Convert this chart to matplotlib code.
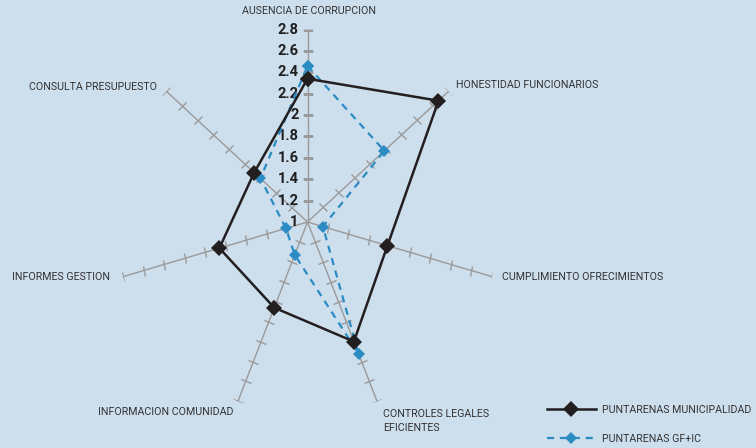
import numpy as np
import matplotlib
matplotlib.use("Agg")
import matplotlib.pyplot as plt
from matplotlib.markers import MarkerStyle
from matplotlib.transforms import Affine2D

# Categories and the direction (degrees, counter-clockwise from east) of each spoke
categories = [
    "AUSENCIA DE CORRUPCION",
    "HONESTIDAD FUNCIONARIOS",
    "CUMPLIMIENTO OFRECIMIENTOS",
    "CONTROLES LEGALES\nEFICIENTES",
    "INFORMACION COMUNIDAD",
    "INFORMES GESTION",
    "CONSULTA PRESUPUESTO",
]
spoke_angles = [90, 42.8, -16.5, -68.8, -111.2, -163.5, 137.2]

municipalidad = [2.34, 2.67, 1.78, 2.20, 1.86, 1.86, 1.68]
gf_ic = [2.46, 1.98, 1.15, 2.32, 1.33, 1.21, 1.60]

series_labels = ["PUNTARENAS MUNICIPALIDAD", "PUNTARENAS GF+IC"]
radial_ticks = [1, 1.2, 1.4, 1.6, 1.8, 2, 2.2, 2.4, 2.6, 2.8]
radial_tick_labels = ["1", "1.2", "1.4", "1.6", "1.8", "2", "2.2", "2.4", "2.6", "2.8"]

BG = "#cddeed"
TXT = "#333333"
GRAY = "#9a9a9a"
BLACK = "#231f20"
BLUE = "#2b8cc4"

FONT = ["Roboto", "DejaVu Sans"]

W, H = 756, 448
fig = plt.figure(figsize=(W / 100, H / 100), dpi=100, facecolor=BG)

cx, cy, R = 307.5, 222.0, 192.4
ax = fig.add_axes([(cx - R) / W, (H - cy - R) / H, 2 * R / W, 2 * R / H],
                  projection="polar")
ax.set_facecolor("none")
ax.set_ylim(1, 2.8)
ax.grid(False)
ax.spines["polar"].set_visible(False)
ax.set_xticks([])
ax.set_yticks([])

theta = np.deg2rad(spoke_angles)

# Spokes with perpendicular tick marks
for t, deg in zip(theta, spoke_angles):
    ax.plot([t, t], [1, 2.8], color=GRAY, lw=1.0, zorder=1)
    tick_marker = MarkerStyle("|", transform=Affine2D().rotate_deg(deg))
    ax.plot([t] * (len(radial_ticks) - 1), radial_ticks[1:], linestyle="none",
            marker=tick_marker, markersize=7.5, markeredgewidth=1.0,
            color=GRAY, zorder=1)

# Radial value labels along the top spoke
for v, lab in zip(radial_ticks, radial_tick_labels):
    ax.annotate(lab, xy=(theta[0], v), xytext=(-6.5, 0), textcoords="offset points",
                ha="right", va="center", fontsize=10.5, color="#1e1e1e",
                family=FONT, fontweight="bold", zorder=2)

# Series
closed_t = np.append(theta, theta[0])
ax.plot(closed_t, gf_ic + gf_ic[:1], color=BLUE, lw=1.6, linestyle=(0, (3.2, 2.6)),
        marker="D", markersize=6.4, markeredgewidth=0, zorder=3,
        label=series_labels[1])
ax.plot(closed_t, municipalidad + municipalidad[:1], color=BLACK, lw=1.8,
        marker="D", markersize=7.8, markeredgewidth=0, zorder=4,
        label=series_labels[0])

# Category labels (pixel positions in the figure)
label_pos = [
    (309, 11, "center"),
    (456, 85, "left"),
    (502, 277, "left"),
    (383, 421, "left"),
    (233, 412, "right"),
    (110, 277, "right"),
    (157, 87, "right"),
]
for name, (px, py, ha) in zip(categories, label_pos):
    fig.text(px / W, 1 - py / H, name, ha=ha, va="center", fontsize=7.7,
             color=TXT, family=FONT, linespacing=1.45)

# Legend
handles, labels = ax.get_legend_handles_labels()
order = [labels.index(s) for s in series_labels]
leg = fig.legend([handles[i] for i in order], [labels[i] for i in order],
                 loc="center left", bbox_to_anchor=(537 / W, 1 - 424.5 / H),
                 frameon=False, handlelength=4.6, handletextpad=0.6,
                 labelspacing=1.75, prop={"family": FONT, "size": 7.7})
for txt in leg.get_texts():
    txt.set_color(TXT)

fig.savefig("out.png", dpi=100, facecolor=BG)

****

→ Exercise: Skip every picture and transcribe the data above exactly.

→ Solution to this exercise:
Convert this chart to matplotlib code.
import numpy as np
import matplotlib
matplotlib.use("Agg")
import matplotlib.pyplot as plt
from matplotlib.markers import MarkerStyle
from matplotlib.transforms import Affine2D

# Categories and the direction (degrees, counter-clockwise from east) of each spoke
categories = [
    "AUSENCIA DE CORRUPCION",
    "HONESTIDAD FUNCIONARIOS",
    "CUMPLIMIENTO OFRECIMIENTOS",
    "CONTROLES LEGALES\nEFICIENTES",
    "INFORMACION COMUNIDAD",
    "INFORMES GESTION",
    "CONSULTA PRESUPUESTO",
]
spoke_angles = [90, 42.8, -16.5, -68.8, -111.2, -163.5, 137.2]

municipalidad = [2.34, 2.67, 1.78, 2.20, 1.86, 1.86, 1.68]
gf_ic = [2.46, 1.98, 1.15, 2.32, 1.33, 1.21, 1.60]

series_labels = ["PUNTARENAS MUNICIPALIDAD", "PUNTARENAS GF+IC"]
radial_ticks = [1, 1.2, 1.4, 1.6, 1.8, 2, 2.2, 2.4, 2.6, 2.8]
radial_tick_labels = ["1", "1.2", "1.4", "1.6", "1.8", "2", "2.2", "2.4", "2.6", "2.8"]

BG = "#cddeed"
TXT = "#333333"
GRAY = "#9a9a9a"
BLACK = "#231f20"
BLUE = "#2b8cc4"

FONT = ["Roboto", "DejaVu Sans"]

W, H = 756, 448
fig = plt.figure(figsize=(W / 100, H / 100), dpi=100, facecolor=BG)

cx, cy, R = 307.5, 222.0, 192.4
ax = fig.add_axes([(cx - R) / W, (H - cy - R) / H, 2 * R / W, 2 * R / H],
                  projection="polar")
ax.set_facecolor("none")
ax.set_ylim(1, 2.8)
ax.grid(False)
ax.spines["polar"].set_visible(False)
ax.set_xticks([])
ax.set_yticks([])

theta = np.deg2rad(spoke_angles)

# Spokes with perpendicular tick marks
for t, deg in zip(theta, spoke_angles):
    ax.plot([t, t], [1, 2.8], color=GRAY, lw=1.0, zorder=1)
    tick_marker = MarkerStyle("|", transform=Affine2D().rotate_deg(deg))
    ax.plot([t] * (len(radial_ticks) - 1), radial_ticks[1:], linestyle="none",
            marker=tick_marker, markersize=7.5, markeredgewidth=1.0,
            color=GRAY, zorder=1)

# Radial value labels along the top spoke
for v, lab in zip(radial_ticks, radial_tick_labels):
    ax.annotate(lab, xy=(theta[0], v), xytext=(-6.5, 0), textcoords="offset points",
                ha="right", va="center", fontsize=10.5, color="#1e1e1e",
                family=FONT, fontweight="bold", zorder=2)

# Series
closed_t = np.append(theta, theta[0])
ax.plot(closed_t, gf_ic + gf_ic[:1], color=BLUE, lw=1.6, linestyle=(0, (3.2, 2.6)),
        marker="D", markersize=6.4, markeredgewidth=0, zorder=3,
        label=series_labels[1])
ax.plot(closed_t, municipalidad + municipalidad[:1], color=BLACK, lw=1.8,
        marker="D", markersize=7.8, markeredgewidth=0, zorder=4,
        label=series_labels[0])

# Category labels (pixel positions in the figure)
label_pos = [
    (309, 11, "center"),
    (456, 85, "left"),
    (502, 277, "left"),
    (383, 421, "left"),
    (233, 412, "right"),
    (110, 277, "right"),
    (157, 87, "right"),
]
for name, (px, py, ha) in zip(categories, label_pos):
    fig.text(px / W, 1 - py / H, name, ha=ha, va="center", fontsize=7.7,
             color=TXT, family=FONT, linespacing=1.45)

# Legend
handles, labels = ax.get_legend_handles_labels()
order = [labels.index(s) for s in series_labels]
leg = fig.legend([handles[i] for i in order], [labels[i] for i in order],
                 loc="center left", bbox_to_anchor=(537 / W, 1 - 424.5 / H),
                 frameon=False, handlelength=4.6, handletextpad=0.6,
                 labelspacing=1.75, prop={"family": FONT, "size": 7.7})
for txt in leg.get_texts():
    txt.set_color(TXT)

fig.savefig("out.png", dpi=100, facecolor=BG)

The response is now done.